Menschen wie ich, die ihre Aufgabe erfüllen und keinen Sinn darin wiederfinden." - Ich frage mich, lebt er in einer zukünftigen Welt oder ist das nur symbolisch gemeint?

Oh, und übrigens, der Titel. Bezieht er sich nur auf die Rückkehr deines Protagonisten in das Zimmer? Oder symbolisch auf die Rückkehr ins 'echte' Leben?

Als Einsteigergeschichte gar nicht schlecht.

Grüße
Chris

 

Hallo ihr beiden,

ich habe die Geschichte nun noch etwas überarbeitet und eine zweite Perspektive eingebaut. Ich hoffe, dass es dadurch etwas spannender wird.

@Uwe:
danke für deine Tipps, ich habe die meisten davon aufgegriffen.
Der sich rüstende Kampf gefällt mir aber irgendwie in personifizierter Form. Und in der Scheibe eines geöffneten Fensters kann sich schon etwas spiegeln (hab ich grad mal ausprobiert :D )

@Chris:
ich habe nun noch ein bischen mehr über die Person geschrieben, allerdings keine ausführlichen Details. Das möchte ich bewußt nicht, weil es sich eigentlich um jeden handeln kann, der den Sinn im Leben verloren hat. Dafür muss es meiner Meinung nach auch keinen spezifischen Auslöser geben.
Der Titel meint übrigens die Rückkehr ins Leben.

Grüße, Negra

 

Hallo Negra,

ich kenne jetzt nur die neue Fassung deiner Geschichte.
Zum Ersten: Die Idee als solche finde ich interessant. Die Sache mit dem Fenster hast du schon gut umgesetzt und dein Schreibstil gefällt mir auch.

Trotzdem habe ich das Gefühl, dass deine Geschichte noch etwas krankt. Sie liest sich momentan relativ eintönig, dein Protagonist bleibt sehr blass und insgesamt bleiben zu viele Fragen ungeklärt.
Du solltest versuchen etwas mehr Spannung einzubauen, so dass man nicht gleich von Anfang an weiß, worauf es hinausläuft.
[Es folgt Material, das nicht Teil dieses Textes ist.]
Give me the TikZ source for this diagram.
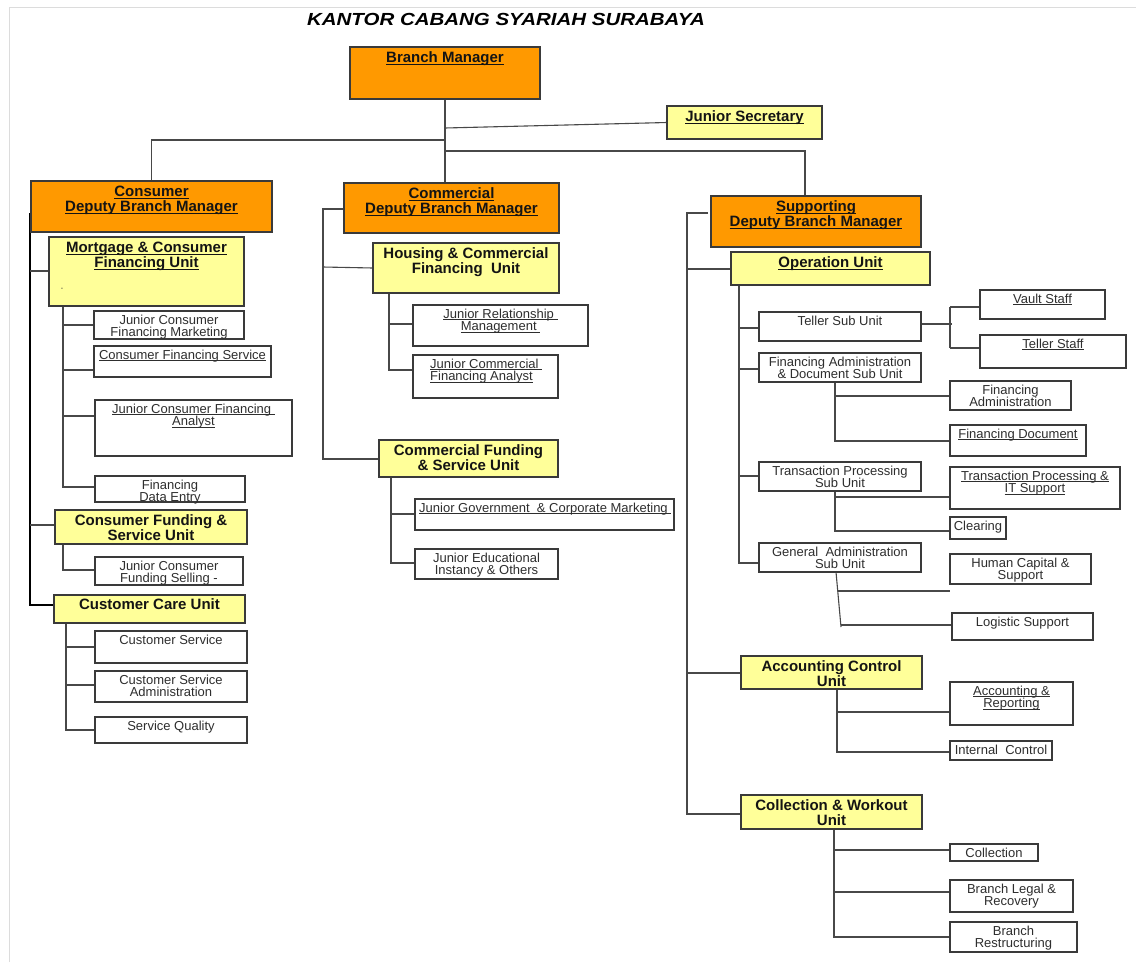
\documentclass[tikz,border=0pt]{standalone}
\usepackage{fontspec}
\setmainfont{Liberation Sans}
\usetikzlibrary{backgrounds}
\definecolor{orgO}{HTML}{FF9900}
\definecolor{orgY}{HTML}{FFFF99}
\definecolor{edgec}{HTML}{3A3A3A}
\definecolor{wirec}{HTML}{484848}
\definecolor{framec}{HTML}{DCDCDC}
\definecolor{txtc}{HTML}{2E2E2E}
\definecolor{htxtc}{HTML}{141414}
\newcommand\ulin[1]{\setbox0\hbox{#1}\rlap{\vrule height -1.4pt depth 2.3pt width \wd0}\box0}
\newcommand\boxonly[6]{\node[#1, minimum width={#4pt-#2pt}, minimum height={#5pt-#3pt}] (#6) at ({(#2+#4)/2},{(#3+#5)/2}) {};}
\newcommand\orgnode[8]{\boxonly{#1}{#2}{#3}{#4}{#5}{#6}\node[#7] (#6-t) at ({(#2+#4)/2},#3) {#8};}
\tikzset{
 boxbase/.style={draw=edgec, line width=1.1pt, inner sep=0pt, outer sep=0pt, rectangle},
 obox/.style={boxbase, fill=orgO},
 ybox/.style={boxbase, fill=orgY},
 wbox/.style={boxbase, fill=white},
 htext/.style={anchor=north, yshift=-4.6pt, inner sep=0pt, align=center, text=htxtc, font=\bfseries\fontsize{15}{15}\selectfont},
 stext/.style={anchor=north, yshift=-3.4pt, inner sep=0pt, align=center, text=txtc, font=\fontsize{13}{12.2}\selectfont},
 wire/.style={draw=wirec, line width=1.1pt},
}
\begin{document}
\begin{tikzpicture}[x=1pt,y=-1pt]
\useasboundingbox (0,0) rectangle (1136,962);
\node[font=\bfseries\itshape\fontsize{17.5}{20}\selectfont, inner sep=0pt] (title) at (506,19) {\scalebox{1.17}[1]{KANTOR CABANG SYARIAH SURABAYA}};

% orange boxes
\orgnode{obox}{350}{47}{540}{99}{bm}{htext}{\ulin{Branch Manager}}
\orgnode{obox}{31}{181}{272}{232}{cdbm}{htext}{\ulin{Consumer}\\\ulin{Deputy Branch Manager}}
\orgnode{obox}{344}{183}{559}{233}{comdbm}{htext}{\ulin{Commercial}\\\ulin{Deputy Branch Manager}}
\orgnode{obox}{711}{196}{921}{247}{sdbm}{htext}{\ulin{Supporting}\\\ulin{Deputy Branch Manager}}

% yellow boxes
\orgnode{ybox}{667}{106}{822}{139}{jsec}{htext}{\ulin{Junior Secretary}}
\orgnode{ybox}{49}{237}{244}{306}{mort}{htext}{\ulin{Mortgage \& Consumer}\\\ulin{Financing Unit}}
\node[inner sep=0pt, font=\fontsize{7}{7}\selectfont, text=txtc] (mortdot) at (62,289) {-};
\orgnode{ybox}{55}{510}{247}{544}{cfsu}{htext}{Consumer Funding \&\\Service Unit}
\orgnode{ybox}{54}{595}{245}{623}{ccu}{htext, yshift=1pt}{Customer Care Unit}
\orgnode{ybox}{373}{243}{559}{293}{hcfu}{htext}{Housing \& Commercial\\Financing\ \ Unit}
\orgnode{ybox}{379}{440}{558}{477}{comfsu}{htext}{Commercial Funding\\\& Service Unit}
\orgnode{ybox}{731}{252}{930}{285}{opu}{htext}{\ulin{Operation Unit}}
\orgnode{ybox}{741}{656}{922}{689}{acu}{htext}{Accounting Control\\Unit}
\orgnode{ybox}{741}{795}{922}{829}{cwu}{htext}{Collection \& Workout\\Unit}

% white boxes - consumer
\orgnode{wbox}{94}{311}{244}{339}{jcfm}{stext}{Junior Consumer\\Financing Marketing}
\orgnode{wbox}{94}{346}{271}{377}{cfs}{stext}{\ulin{Consumer Financing Service}}
\orgnode{wbox}{95}{400}{292}{456}{jcfa}{stext}{\ulin{Junior Consumer Financing }\\\ulin{Analyst}}
\orgnode{wbox}{95}{476}{245}{502}{fde}{stext}{Financing\\Data Entry}
\orgnode{wbox}{95}{557}{243}{585}{jcfs}{stext}{Junior Consumer\\Funding Selling -}
\orgnode{wbox}{95}{631}{247}{663}{cs}{stext}{Customer Service}
\orgnode{wbox}{95}{671}{247}{702}{csa}{stext}{Customer Service\\Administration}
\orgnode{wbox}{95}{717}{247}{743}{sq}{stext}{Service Quality}

% white boxes - commercial
\orgnode{wbox}{413}{305}{588}{346}{jrm}{stext}{\ulin{Junior Relationship }\\\ulin{Management }}
\boxonly{wbox}{413}{355}{558}{398}{jcomfa}
\node[stext, anchor=north west, align=left] (jcomfa-t) at (430,355) {\ulin{Junior Commercial }\\\ulin{Financing Analyst}};
\boxonly{wbox}{415}{499}{674}{530}{jgcm}
\node[stext, anchor=north west, align=left] (jgcm-t) at (419,499) {\ulin{Junior Government\ \ \& Corporate Marketing }};
\orgnode{wbox}{415}{549}{558}{579}{jeio}{stext}{Junior Educational\\Instancy \& Others}

% white boxes - supporting
\orgnode{wbox}{759}{312}{921}{341}{tsu}{stext}{Teller Sub Unit}
\orgnode{wbox}{759}{353}{921}{382}{fadsu}{stext}{Financing Administration\\\& Document Sub Unit}
\orgnode{wbox}{759}{462}{921}{491}{tpsu}{stext}{Transaction Processing\\Sub Unit}
\orgnode{wbox}{759}{543}{921}{572}{gasu}{stext}{General\ \ Administration\\Sub Unit}
\orgnode{wbox}{980}{290}{1105}{319}{vs}{stext}{\ulin{Vault Staff}}
\orgnode{wbox}{980}{335}{1126}{368}{ts}{stext}{\ulin{Teller Staff}}
\orgnode{wbox}{950}{381}{1071}{410}{fa}{stext}{Financing\\Administration}
\orgnode{wbox}{950}{425}{1086}{456}{fd}{stext}{\ulin{Financing Document}}
\orgnode{wbox}{950}{467}{1120}{509}{tpit}{stext}{\ulin{Transaction Processing \&}\\\ulin{IT Support}}
\orgnode{wbox}{950}{517}{1006}{539}{clr}{stext}{Clearing}
\orgnode{wbox}{950}{554}{1091}{584}{hcs}{stext}{Human Capital \&\\Support}
\orgnode{wbox}{952}{613}{1093}{640}{ls}{stext}{Logistic Support}
\orgnode{wbox}{950}{682}{1073}{725}{ar}{stext}{\ulin{Accounting \&}\\\ulin{Reporting}}
\orgnode{wbox}{950}{741}{1052}{760}{ic}{stext}{Internal\ \ Control}
\orgnode{wbox}{950}{844}{1038}{861}{col}{stext}{Collection}
\orgnode{wbox}{950}{880}{1073}{912}{blr}{stext}{Branch Legal \&\\Recovery}
\orgnode{wbox}{950}{922}{1077}{952}{br}{stext}{Branch\\Restructuring}

\begin{scope}[on background layer]
\fill[white] (0,0) rectangle (1136,962);
\draw[draw=framec, line width=1pt] (9,962) -- (9,7) -- (1136,7);
% top
\draw[wire] (bm.south) -- (bm.south |- comdbm.north);
\coordinate (jA) at (445,128);
\draw[wire] (jA) -- (jsec.west);
\coordinate (tA) at (445,140);
\draw[wire] (tA) -| (cdbm.north);
\coordinate (tB) at (445,151);
\coordinate (sIn) at (805,196);
\draw[wire] (tB) -| (sIn);
% consumer
\coordinate (cT) at (30,213); \coordinate (cB) at (30,605);
\draw[wire, draw=black] (cT) -- (cB) -- (cB -| ccu.west);
\coordinate (c1) at (30,271); \draw[wire] (c1) -- (c1 -| mort.west);
\coordinate (c2) at (30,525); \draw[wire] (c2) -- (c2 -| cfsu.west);
\coordinate (m0) at (63,306); \coordinate (m4) at (63,487);
\draw[wire] (m0) -- (m4) -- (m4 -| fde.west);
\coordinate (m1) at (63,325); \draw[wire] (m1) -- (m1 -| jcfm.west);
\coordinate (m2) at (63,370); \draw[wire] (m2) -- (m2 -| cfs.west);
\coordinate (m3) at (63,416); \draw[wire] (m3) -- (m3 -| jcfa.west);
\coordinate (f0) at (63,544); \coordinate (f1) at (63,570);
\draw[wire] (f0) -- (f1) -- (f1 -| jcfs.west);
\coordinate (u0) at (66,623); \coordinate (u3) at (66,730);
\draw[wire] (u0) -- (u3) -- (u3 -| sq.west);
\coordinate (u1) at (66,647); \draw[wire] (u1) -- (u1 -| cs.west);
\coordinate (u2) at (66,685); \draw[wire] (u2) -- (u2 -| csa.west);
% commercial
\coordinate (k0) at (344,209); \coordinate (k1) at (323,209); \coordinate (k2) at (323,459);
\draw[wire] (k0) -- (k1) -- (k2) -- (k2 -| comfsu.west);
\coordinate (kH) at (323,267); \draw[wire] (kH) -- (hcfu.west);
\coordinate (h0) at (389,293); \coordinate (h2) at (389,370);
\draw[wire] (h0) -- (h2) -- (h2 -| jcomfa.west);
\coordinate (h1) at (389,324); \draw[wire] (h1) -- (h1 -| jrm.west);
\coordinate (g0) at (391,477); \coordinate (g2) at (391,563);
\draw[wire] (g0) -- (g2) -- (g2 -| jeio.west);
\coordinate (g1) at (391,514); \draw[wire] (g1) -- (g1 -| jgcm.west);
% supporting
\coordinate (s0) at (708,213); \coordinate (s1) at (687,213); \coordinate (s4) at (687,814);
\draw[wire] (s0) -- (s1) -- (s4) -- (s4 -| cwu.west);
\coordinate (s2) at (687,269); \draw[wire] (s2) -- (s2 -| opu.west);
\coordinate (s3) at (687,673); \draw[wire] (s3) -- (s3 -| acu.west);
\coordinate (o0) at (739,285); \coordinate (o4) at (739,563);
\draw[wire] (o0) -- (o4) -- (o4 -| gasu.west);
\coordinate (o1) at (739,328); \draw[wire] (o1) -- (o1 -| tsu.west);
\coordinate (o2) at (739,369); \draw[wire] (o2) -- (o2 -| fadsu.west);
\coordinate (o3) at (739,476); \draw[wire] (o3) -- (o3 -| tpsu.west);
\coordinate (t0) at (921,324); \coordinate (t1) at (952,324);
\draw[wire] (t0) -- (t1);
\coordinate (tv0) at (950,307); \coordinate (tv1) at (950,348);
\draw[wire] (tv0) -- (tv1);
\draw[wire] (tv0) -- (tv0 -| vs.west);
\draw[wire] (tv1) -- (tv1 -| ts.west);
\coordinate (a0) at (835,382); \coordinate (a2) at (835,441);
\draw[wire] (a0) -- (a2) -- (a2 -| fd.west);
\coordinate (a1) at (835,396); \draw[wire] (a1) -- (a1 -| fa.west);
\coordinate (p0) at (835,491); \coordinate (p2) at (835,531);
\draw[wire] (p0) -- (p2) -- (p2 -| clr.west);
\coordinate (p1) at (835,497); \draw[wire] (p1) -- (p1 -| tpit.west);
\coordinate (q0) at (836,572); \coordinate (q2) at (841,627);
\draw[wire] (q0) -- (q2);
\coordinate (q1) at (837.7,591); \draw[wire] (q1) -- (q1 -| hcs.west);
\coordinate (q3) at (841,625); \draw[wire] (q3) -- (q3 -| ls.west);
\coordinate (r0) at (837,689); \coordinate (r2) at (837,752);
\draw[wire] (r0) -- (r2) -- (r2 -| ic.west);
\coordinate (r1) at (837,712); \draw[wire] (r1) -- (r1 -| ar.west);
\coordinate (w0) at (834,829); \coordinate (w3) at (834,937);
\draw[wire] (w0) -- (w3) -- (w3 -| br.west);
\coordinate (w1) at (834,850); \draw[wire] (w1) -- (w1 -| col.west);
\coordinate (w2) at (834,892); \draw[wire] (w2) -- (w2 -| blr.west);
\end{scope}
\end{tikzpicture}
\end{document}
Eine richtige Idee habe ich jetzt leider auch nicht.
Vom Prot. erfährt man nur, dass er offensichtlich Probleme hat in der realen Welt - auf ihn solltest du tiefer eingehen - wie wirkt sich das aus? Wie ist es dazu gekommen? Wie fühlt er sich dabei?
Insgesamt arbeitest du manchmal zu viel mit Andeutungen, die zwar auf der einen Seite geheimnisvoll sind, aber in deiner Geschichte aufgrund der Menge nervig sind, weil man sich eben alles selbst zusammenreimen muss. Klar, was ich meine?